Over the years we have lived in some unusual places. I recall the rocky, windswept island where everything including the local inhabitants leaned with the prevailing wind. Wild parsley sprouted from every crack and crevice in the garden; however, there were numerous enthusiastic tail brandishing scorpions inside the house.

Thinking back there have been quite a variety of houses. Some had gardens ranging all the way from the "two by four" green painted, concrete monstrosity featuring a shrub in a tub (well past it's "use by" date) to the veritable Kew Gardens, boasting hip-deep herbaceous borders. At one location, the shrubbery was so thick with tongue twisting, unpronounceable Latin names that it required a native guide wielding a machete to simply locate the wash line.

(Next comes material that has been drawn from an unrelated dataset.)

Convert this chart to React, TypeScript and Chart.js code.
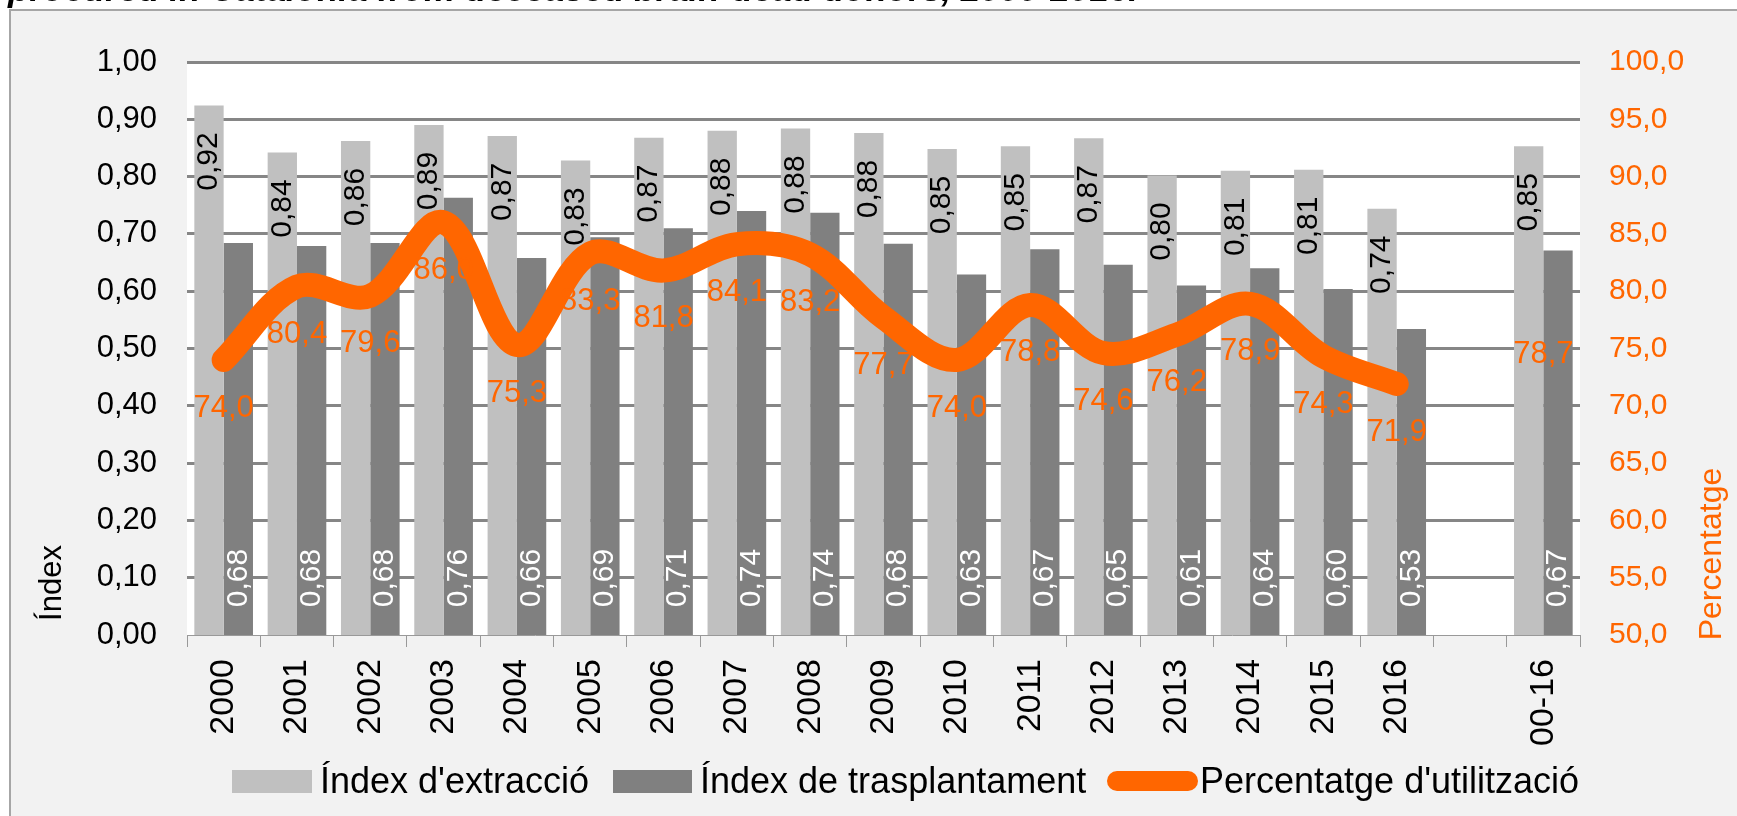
import React, { useEffect, useRef } from "react";
import { Chart, registerables } from "chart.js";

Chart.register(...registerables);

const categories = ["2000", "2001", "2002", "2003", "2004", "2005", "2006", "2007", "2008", "2009", "2010", "2011", "2012", "2013", "2014", "2015", "2016", "", "00-16"];
const extractionIndex = [0.924, 0.842, 0.862, 0.89, 0.871, 0.828, 0.868, 0.88, 0.884, 0.876, 0.848, 0.853, 0.867, 0.802, 0.81, 0.812, 0.744, null, 0.853];
const transplantIndex = [0.684, 0.679, 0.684, 0.763, 0.658, 0.694, 0.71, 0.74, 0.737, 0.683, 0.629, 0.673, 0.646, 0.61, 0.64, 0.604, 0.534, null, 0.671];
const utilisationPct = [74.0, 80.4, 79.6, 86.0, 75.3, 83.3, 81.8, 84.1, 83.2, 77.7, 74.0, 78.8, 74.6, 76.2, 78.9, 74.3, 71.9, null, 78.7];

const seriesNames = ["Índex d'extracció", "Índex de trasplantament", "Percentatge d'utilització"];
const leftAxisTitle = "Índex";
const rightAxisTitle = "Percentatge";
const titleText = "procured in Catalonia from deceased brain-dead donors, 2000-2016.";

const FONT = "'Liberation Sans', Arial, sans-serif";
const LIGHT = "#c0c0c0";
const DARK = "#808080";
const ORANGE = "#ff6600";
const W = 1737;
const H = 816;

const fmt2 = (v: number) => v.toFixed(2).replace(".", ",");
const fmt1 = (v: number) => v.toFixed(1).replace(".", ",");

const bgPlugin = {
  id: "bgPlugin",
  beforeDraw(chart: any) {
    const { ctx, chartArea: a, width, height } = chart;
    ctx.save();
    ctx.fillStyle = "#ffffff";
    ctx.fillRect(0, 0, width, height);
    ctx.fillStyle = "#f2f2f2";
    ctx.fillRect(10, 10, width - 10, height - 10);
    ctx.strokeStyle = "#a6a6a6";
    ctx.lineWidth = 2;
    ctx.beginPath();
    ctx.moveTo(10, height);
    ctx.lineTo(10, 10);
    ctx.lineTo(width, 10);
    ctx.stroke();
    ctx.fillStyle = "#ffffff";
    ctx.fillRect(a.left, a.top, a.right - a.left, a.bottom - a.top);
    ctx.restore();
  },
};

function rotText(ctx: CanvasRenderingContext2D, text: string, x: number, y: number) {
  ctx.save();
  ctx.translate(x, y);
  ctx.rotate(-Math.PI / 2);
  ctx.textAlign = "center";
  ctx.textBaseline = "middle";
  ctx.fillText(text, 0, 0);
  ctx.restore();
}

const labelPlugin = {
  id: "labelPlugin",
  afterDatasetsDraw(chart: any) {
    const ctx: CanvasRenderingContext2D = chart.ctx;
    const a = chart.chartArea;
    const light = chart.getDatasetMeta(0);
    const dark = chart.getDatasetMeta(1);
    const line = chart.getDatasetMeta(2);
    ctx.save();
    ctx.font = `30px ${FONT}`;
    ctx.fillStyle = "#000000";
    light.data.forEach((el: any, i: number) => {
      const v = extractionIndex[i];
      if (v == null) return;
      rotText(ctx, fmt2(v), el.x, el.y + 56);
    });
    ctx.fillStyle = "#ffffff";
    dark.data.forEach((el: any, i: number) => {
      const v = transplantIndex[i];
      if (v == null) return;
      rotText(ctx, fmt2(v), el.x, el.base - 57);
    });
    ctx.font = `31px ${FONT}`;
    ctx.fillStyle = ORANGE;
    ctx.textAlign = "center";
    ctx.textBaseline = "middle";
    line.data.forEach((el: any, i: number) => {
      const v = utilisationPct[i];
      if (v == null) return;
      ctx.fillText(fmt1(v), el.x, el.y + 48);
    });
    // axis titles
    ctx.font = `31px ${FONT}`;
    ctx.fillStyle = "#000000";
    rotText(ctx, leftAxisTitle, 52, a.bottom - 52);
    ctx.font = `32px ${FONT}`;
    ctx.fillStyle = ORANGE;
    rotText(ctx, rightAxisTitle, 1712, a.bottom - 81);
    ctx.restore();
  },
};

export default function App() {
  const ref = useRef<HTMLCanvasElement | null>(null);

  useEffect(() => {
    if (!ref.current) return;
    const chart = new Chart(ref.current, {
      type: "bar",
      data: {
        labels: categories,
        datasets: [
          {
            type: "bar",
            label: seriesNames[0],
            data: extractionIndex,
            backgroundColor: LIGHT,
            yAxisID: "y",
            order: 2,
            categoryPercentage: 0.8,
            barPercentage: 1.0,
          },
          {
            type: "bar",
            label: seriesNames[1],
            data: transplantIndex,
            backgroundColor: DARK,
            yAxisID: "y",
            order: 2,
            categoryPercentage: 0.8,
            barPercentage: 1.0,
          },
          {
            type: "line",
            label: seriesNames[2],
            data: utilisationPct,
            borderColor: ORANGE,
            backgroundColor: ORANGE,
            borderWidth: 24,
            borderCapStyle: "round",
            borderJoinStyle: "round",
            pointRadius: 0,
            tension: 0.35,
            spanGaps: false,
            yAxisID: "y1",
            order: 1,
          },
        ],
      } as any,
      options: {
        responsive: false,
        animation: false,
        devicePixelRatio: 1,
        layout: { padding: { left: 0, right: 0, top: 62, bottom: 0 } },
        plugins: {
          legend: { display: false },
          tooltip: { enabled: false },
          title: { display: false },
        },
        scales: {
          x: {
            type: "category",
            offset: true,
            grid: {
              display: true,
              offset: true,
              drawOnChartArea: false,
              drawTicks: true,
              tickLength: 12,
              color: "#999999",
              lineWidth: 1,
            },
            border: { display: true, color: "#999999", width: 1 },
            ticks: {
              autoSkip: false,
              maxRotation: 90,
              minRotation: 90,
              padding: 12,
              color: "#000000",
              font: { family: FONT, size: 34 },
            },
            afterFit: (s: any) => {
              s.height = 181;
            },
          },
          y: {
            type: "linear",
            position: "left",
            min: 0,
            max: 1,
            ticks: {
              stepSize: 0.1,
              padding: 30,
              color: "#000000",
              font: { family: FONT, size: 31 },
              callback: (v: any) => fmt2(Number(v)),
            },
            grid: {
              drawTicks: false,
              color: "#868686",
              lineWidth: (c: any) => (c.tick && Math.abs(c.tick.value) < 1e-9 ? 0 : 3),
            },
            border: { display: false },
            afterFit: (s: any) => {
              s.width = 187;
            },
          },
          y1: {
            type: "linear",
            position: "right",
            min: 50,
            max: 100,
            ticks: {
              stepSize: 5,
              padding: 29,
              color: ORANGE,
              font: { family: FONT, size: 30 },
              callback: (v: any) => fmt1(Number(v)),
            },
            grid: { display: false, drawTicks: false },
            border: { display: false },
            afterFit: (s: any) => {
              s.width = W - 1580;
            },
          },
        },
      } as any,
      plugins: [bgPlugin, labelPlugin],
    });
    return () => chart.destroy();
  }, []);

  const legendTop = 781;
  const legendItems = [
    { swatch: LIGHT, x: 232, w: 80, h: 23, textX: 320, text: seriesNames[0], line: false },
    { swatch: DARK, x: 613, w: 79, h: 23, textX: 700, text: seriesNames[1], line: false },
    { swatch: ORANGE, x: 1107, w: 91, h: 20, textX: 1200, text: seriesNames[2], line: true },
  ];

  return (
    <div style={{ position: "absolute", left: 0, top: 0, width: W, height: H, overflow: "hidden", background: "#fff" }}>
      <canvas ref={ref} width={W} height={H} style={{ position: "absolute", left: 0, top: 0, width: W, height: H }} />
      <div
        style={{
          position: "absolute",
          left: 8,
          top: -29,
          fontFamily: FONT,
          fontSize: 35,
          lineHeight: "35px",
          fontStyle: "italic",
          fontWeight: "bold",
          color: "#000",
          whiteSpace: "nowrap",
        }}
      >
        {titleText}
      </div>
      {legendItems.map((it, i) => (
        <React.Fragment key={i}>
          <div
            style={{
              position: "absolute",
              left: it.x,
              top: legendTop - it.h / 2,
              width: it.w,
              height: it.h,
              background: it.swatch,
              borderRadius: it.line ? it.h / 2 : 0,
            }}
          />
          <div
            style={{
              position: "absolute",
              left: it.textX,
              top: legendTop - 22,
              height: 44,
              lineHeight: "44px",
              fontFamily: FONT,
              fontSize: 36,
              color: "#000",
              whiteSpace: "nowrap",
            }}
          >
            {it.text}
          </div>
        </React.Fragment>
      ))}
    </div>
  );
}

Slipping down the years, I recall our experience before we moved into our next "new" home. We made several anticipatory passes in the car to kind of size up the place. "Yes," I thought gratefully, "the beige, full length lace curtains will definitely fit most of them." I felt grateful that I would be able to replace the sad looking grey remnants hanging in ghostly shrouds between the dingy grey rubber backs.

After several circuits around the block, my husband began to rapidly reach. the end of a very short fuse. He had forgotten what "Slowly dear, slowly ..." meant. I looked with dismay at the neglected state of the garden—typical of rental accommodations. But I was heartened to see small but easily identifiable Gardenia blooms squinting out from along the tangled overgrowth. Their fragrance was obvious even with the car windows up.

On either side of the house were roses gasping because they were jammed beneath masses of previously voraciously growing Camellias. These basin-size flowers had sucked the last vestige of moisture from the crusty, unwatered ground.

A day or so later I ventured outside to escape the flotilla of boxes still waiting to be unpacked. In the amidst the neglected wil­derness, I tried to imagine the pleasure with some enthusiastic, far-seeing soul had experienced as they planned and planted this delightful rose garden. I won­dered if they had ever succeeded in enjoying the fragrant velvety blooms that were now merely existing shriveled and dried among such a thorny, cracking morass.

Cautiously approaching the roses while clutching my trusty rinky-dink, I felt like a criminal realizing the havoc I could wreak. My knowledge of rose pruning was sketchy to say the least and was more on a part with my understanding of the mating habits of the snapping turtles of South America—or was it Africa?

During my early morning walks around the new neighborhood I paid particular attention to the other gardens. The little stems of the deftly dotted rose bushes were all neatly pruned; it seemed to the point of no return. And then I remembered, "You can't over prune roses. They love it." Someone's helpful advice drifted back from the foggy mists of time.

After twenty minutes snipping nervously at fifteen years of unbridled growth, I felt I had made very little impression. I almost considered using a few bursts of Nap al gas to achieve any appreciable difference, but I pressed on determinedly.

In my mind's eye I tried to compare this overgrown mass with the artist's impression of rose pruning in my well-thumbed Complete Garden Guide. This volume clearly illustrated the before and after cute little "short back and sides" numbers. But then, I reasoned, they had only possessed three "no nonsense" stems in the first place.

"One for juice-a, one for fruit-a." I remembered Franko, my Italian neigbor reciting. Unfortunately he had been referring to his "obediently" trained grape vines which he religiously trimmed back to nub ends. A similar principle must surely apply to rosebushes. I counted the number of notches remaining on the trailing meter long stems and continued to snip with abandon.

"By the way," my husband asked later that night, "whatever did you do to the roses?"

It was an amazing question coming from a man like John who usually couldn't recognize a fruit-bearing apple tree at three paces!

I lay wide awake that night overwhelmed with guilt like a criminal found defacing "Whistler's Mother" after running amok in the Louvre with a Stanley knife. Watching the hours slide by, I admitted that I had rather leaned towards the "you can't kill 'em theory" leaving the roses shorn as if by some enthusiastic person on work experience with the "jaws of life." Having succeeded in pushing the thorny problem to the furthermost part of my mind, I drifted off to sleep.

Time passed quickly once we had settled in our new parsonage. Soon it was time for our much-needed vacation. I refused to even think of anything featuring a rose. I kept my eyes firmly diverted even when passing the greeting card stands.

A month later we returned late at night from our vacation. A friend called in with our mail and messages. "Wow!" she greeted me enthusiastically. "How did you manage to grow roses like that?"

At first light my joy and amazement was indescribable. Magnificent long stemmed, dew bathed, velvet petalled roses greeted me. Such fragrant blooms. They ranged from richest of reds right through every shade of yellow to the most delicate apricot imaginable—all surrounded by an abundance of healthy green foliage.

I can see a parallel with our own lives. Can't you?